Ross took all of this in with the occasional, quiet “Holy shit.” He had the unnerving habit of maintaining intense eye contact while we talked, a move that made it feel like he wasn’t just listening but learning me as he did. He could relate to some of my story—at least, more than most people I’d known in high school or college—because it turned out he’d had his own similarly timed uprooting and reshuffling away from Georgetown and back again. Ross’s dad was a soil chemist who worked at several different national labs and research firms over the course of his career, and when Ross was in ninth grade, his family moved to Las Vegas, Nevada, a city he’s hated ever since, and where he had to walk through metal detectors to get into school. After one year, during which he learned a mean game of pool by spending all of his free time with his dad, Ross’s parents became worried about him and it was agreed that the best plan was to move him back to Georgetown, where he would live with the large and lively family of one of his friends, people he still maintains a connection to—he refers to the friend’s parents as “Mom and Dad Simek.” Ross’s parents eventually moved back and he also finished high school in his reconstituted family. The coincidental timing of those moves gave us a lot to talk about—missing family, being the “old/new kid” in a weird living situation that required frequent explanation, feeling painfully conscious of being a logistical headache for other people, and the awkwardness of trying to reclaim old rhythms and relationships after significant interruptions.

The difference between our experiences, though, other than a whole lot of global miles, was that my passport bore the stamps from a crossover into the territory of “known fuckup” while Ross stayed firmly within the boundaries of honor student and Eagle Scout. This was important because explaining the true course of my sophomore year to someone I intended to become close to had become something of an obligatory disclaimer I had to deliver with the proper gravity—I have the proven potential to screw up massively and be a problem and liability for everybody close to me. Do you accept the risk in investing in me? It wasn’t the kind of leverage I was fond of giving away.

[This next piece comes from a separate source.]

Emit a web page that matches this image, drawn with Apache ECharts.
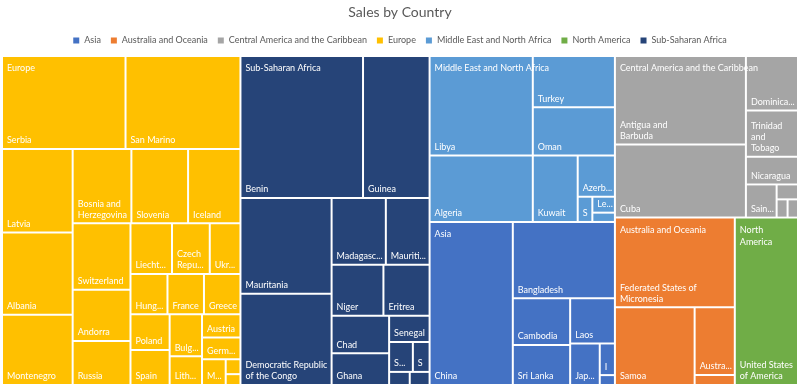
<!DOCTYPE html>
<html>
<head>
<meta charset="utf-8">
<script src="https://cdn.jsdelivr.net/npm/echarts@6/dist/echarts.min.js"></script>
<style>
html,body{margin:0;padding:0;background:#ffffff;}
#chart{width:800px;height:388px;}
</style>
</head>
<body>
<div id="chart"></div>
<script>
// ---- Data ----
const regions = ['Asia', 'Australia and Oceania', 'Central America and the Caribbean', 'Europe',
  'Middle East and North Africa', 'North America', 'Sub-Saharan Africa'];
const regionColors = ['#4472C4', '#ED7D31', '#A5A5A5', '#FFC000', '#5B9BD5', '#70AD47', '#264478'];

const asiaCountries = ['China', 'Bangladesh', 'Cambodia', 'Sri Lanka', 'Laos', 'Japan', 'India', 'Mongolia'];
const asiaSales = [1357, 780, 267, 230, 202, 123, 48, 15];

const oceaniaCountries = ['Federated States of Micronesia', 'Samoa', 'Australia', 'Fiji'];
const oceaniaSales = [1076, 619, 272, 40];

const caribbeanCountries = ['Antigua and Barbuda', 'Cuba', 'Dominican Republic', 'Trinidad and Tobago',
  'Nicaragua', 'Saint Lucia', 'Jamaica', 'Haiti', 'Dominica'];
const caribbeanSales = [1159, 958, 284, 241, 144, 102, 32, 20, 19];

const europeCountries = ['Serbia', 'San Marino', 'Latvia', 'Albania', 'Montenegro', 'Bosnia and Herzegovina',
  'Slovenia', 'Iceland', 'Switzerland', 'Andorra', 'Russia', 'Liechtenstein', 'Czech Republic', 'Ukraine',
  'Hungary', 'Greece', 'France', 'Poland', 'Spain', 'Bulgaria', 'Lithuania', 'Austria', 'Germany',
  'Macedonia', 'Estonia', 'Malta'];
const europeSales = [1150, 1070, 590, 580, 497, 435, 420, 388, 385, 296, 255, 211, 192, 156,
  149, 147, 147, 140, 137, 136, 93, 89, 84, 61, 22, 16];

const menaCountries = ['Libya', 'Algeria', 'Turkey', 'Oman', 'Kuwait', 'Azerbaijan', 'Syria', 'Lebanon', 'Qatar'];
const menaSales = [1028, 685, 421, 397, 298, 153, 37, 36, 21];

const northAmericaCountries = ['United States of America'];
const northAmericaSales = [1058];

const ssaCountries = ['Benin', 'Guinea', 'Mauritania', 'Democratic Republic of the Congo', 'Madagascar',
  'Mauritius', 'Niger', 'Eritrea', 'Chad', 'Ghana', 'Senegal', 'Somalia', 'Sudan', 'Mali', 'Comoros'];
const ssaSales = [1740, 945, 874, 831, 362, 292, 265, 236, 216, 182, 106, 71, 50, 27, 26];

// label line breaks as shown in the reference
const labelBreaks = {
  'Bosnia and Herzegovina': 'Bosnia and\nHerzegovina',
  'Democratic Republic of the Congo': 'Democratic Republic\nof the Congo',
  'Trinidad and Tobago': 'Trinidad\nand\nTobago',
  'Antigua and Barbuda': 'Antigua and\nBarbuda',
  'Federated States of Micronesia': 'Federated States of\nMicronesia',
  'United States of America': 'United States\nof America',
  'Czech Republic': 'Czech\nRepublic',
  'North America': 'North\nAmerica'
};

// ---- Build ----
const countryLists = [asiaCountries, oceaniaCountries, caribbeanCountries, europeCountries,
  menaCountries, northAmericaCountries, ssaCountries];
const salesLists = [asiaSales, oceaniaSales, caribbeanSales, europeSales,
  menaSales, northAmericaSales, ssaSales];

const treeData = regions.map((r, i) => ({
  name: r,
  itemStyle: { color: regionColors[i] },
  children: countryLists[i].map((c, j) => ({ name: c, value: salesLists[i][j] }))
}));
const regionTotals = salesLists.map(arr => arr.reduce((a, b) => a + b, 0));

const FONT = 'Lato';
const fmt = p => labelBreaks[p.name] || p.name;
const box = { left: 3, top: 57, right: 3, bottom: 4 };
const SQ = 1.05;

const chart = echarts.init(document.getElementById('chart'), null, { renderer: 'canvas' });
chart.setOption({
  animation: false,
  backgroundColor: '#ffffff',
  title: {
    text: 'Sales by Country',
    left: 'center',
    top: 5,
    padding: 0,
    textStyle: { fontFamily: FONT, fontSize: 14, fontWeight: 'normal', color: '#595959' }
  },
  legend: {
    data: regions,
    top: 31,
    left: 'center',
    icon: 'rect',
    itemWidth: 6,
    itemHeight: 6,
    itemGap: 10,
    selectedMode: false,
    textStyle: { fontFamily: FONT, fontSize: 9, color: '#595959' }
  },
  series: [
    {
      type: 'treemap',
      name: 'Sales',
      ...box,
      squareRatio: SQ,
      roam: false,
      nodeClick: false,
      silent: true,
      breadcrumb: { show: false },
      label: {
        show: true,
        position: 'insideBottomLeft',
        distance: 0,
        padding: [0, 0, 2, 4],
        color: '#ffffff',
        fontFamily: FONT,
        fontSize: 9,
        lineHeight: 11,
        overflow: 'truncate',
        ellipsis: '...',
        formatter: fmt
      },
      levels: [
        { itemStyle: { borderWidth: 0, gapWidth: 2, borderColor: '#ffffff' } },
        { itemStyle: { borderWidth: 0, gapWidth: 2, borderColor: '#ffffff' } },
        { itemStyle: { borderWidth: 0, borderColor: '#ffffff' } }
      ],
      data: treeData
    },
    {
      type: 'treemap',
      name: 'Regions',
      ...box,
      z: 5,
      squareRatio: SQ,
      roam: false,
      nodeClick: false,
      silent: true,
      breadcrumb: { show: false },
      label: {
        show: true,
        position: 'insideTopLeft',
        distance: 0,
        padding: [5, 0, 0, 4],
        color: '#ffffff',
        fontFamily: FONT,
        fontSize: 9,
        lineHeight: 12,
        overflow: 'truncate',
        formatter: fmt
      },
      levels: [
        { itemStyle: { borderWidth: 0, gapWidth: 2, borderColor: 'rgba(0,0,0,0)' } },
        { itemStyle: { borderWidth: 0, borderColor: 'rgba(0,0,0,0)', color: 'rgba(0,0,0,0)' } }
      ],
      data: regions.map((r, i) => ({ name: r, value: regionTotals[i], itemStyle: { color: 'rgba(0,0,0,0)' } }))
    },
    {
      type: 'pie',
      name: 'legendProxy',
      radius: [0, 0],
      center: [-50, -50],
      silent: true,
      label: { show: false },
      labelLine: { show: false },
      data: regions.map((r, i) => ({ name: r, value: regionTotals[i], itemStyle: { color: regionColors[i] } }))
    }
  ]
});
</script>
</body>
</html>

By the time of our conversation at Doug’s birthday party, Ross and I stood on the other side of college holding on to big dreams—his to be a fighter pilot and mine to be a writer—but grudgingly pursuing other, humbler short-term plans with no idea how or even whether the bigger stuff would work out. Soon after we began dating, Ross found a job as a billing analyst at a check printing company in San Antonio and moved into a tiny one-bedroom apartment. A hundred miles north in Austin, I left my reception job and started working as a scholarship administrator at the same university, where my desk held a framed snapshot of us tethered to climbing ropes on a cliff in Colorado, the kind of action-packed, REI catalog stunt I never would have undertaken before dating him. Our outlooks improved. We traded off cities on the weekends, and I worked hard for the approval of his dog, Abby, who started off eating my shoes and muscling me out of the bed and then grew to anticipate my hugs so much that she would rocket up the stairs to my apartment and leap into my arms.

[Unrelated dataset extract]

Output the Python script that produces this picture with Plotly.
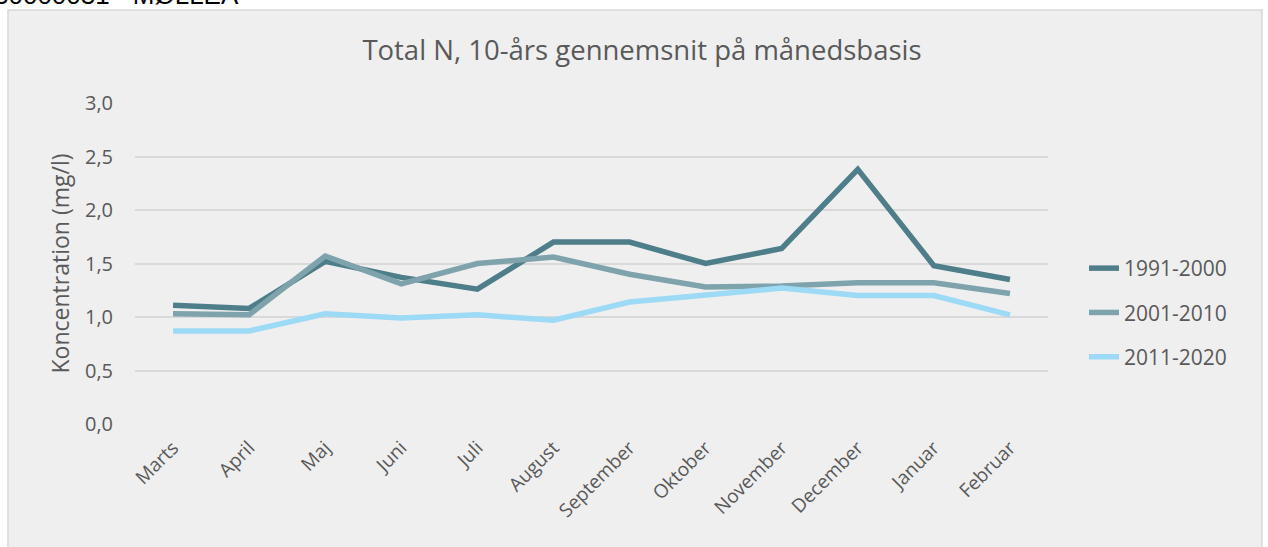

It was on one of these afternoons, when Ross had driven up from San Antonio with Abby for the weekend and we had both finished recounting the horrors of the week in our office jobs, that Ross took a deep breath and said, “I have something I need to tell you.” We were sitting on my couch and the light coming in from my small balcony was thick and golden red as the sun began to set.

“You were so honest with me about what happened with you in high school,” he began, “and now I need to tell you about the worst thing that ever happened to me. Actually, it’s still happening, and it will be for a long time.” Then he told me that during his senior year in college, his parents broke the news that his father, at age fifty-five, had been diagnosed with a particularly virulent form of early-onset Alzheimer’s disease, one that was inherited genetically.

“Before they even knew what to call the disease, my dad’s family had it. We’re part of some genetic study, and they’ve traced the roots of our particular mutation all the way back to somewhere in Russia.”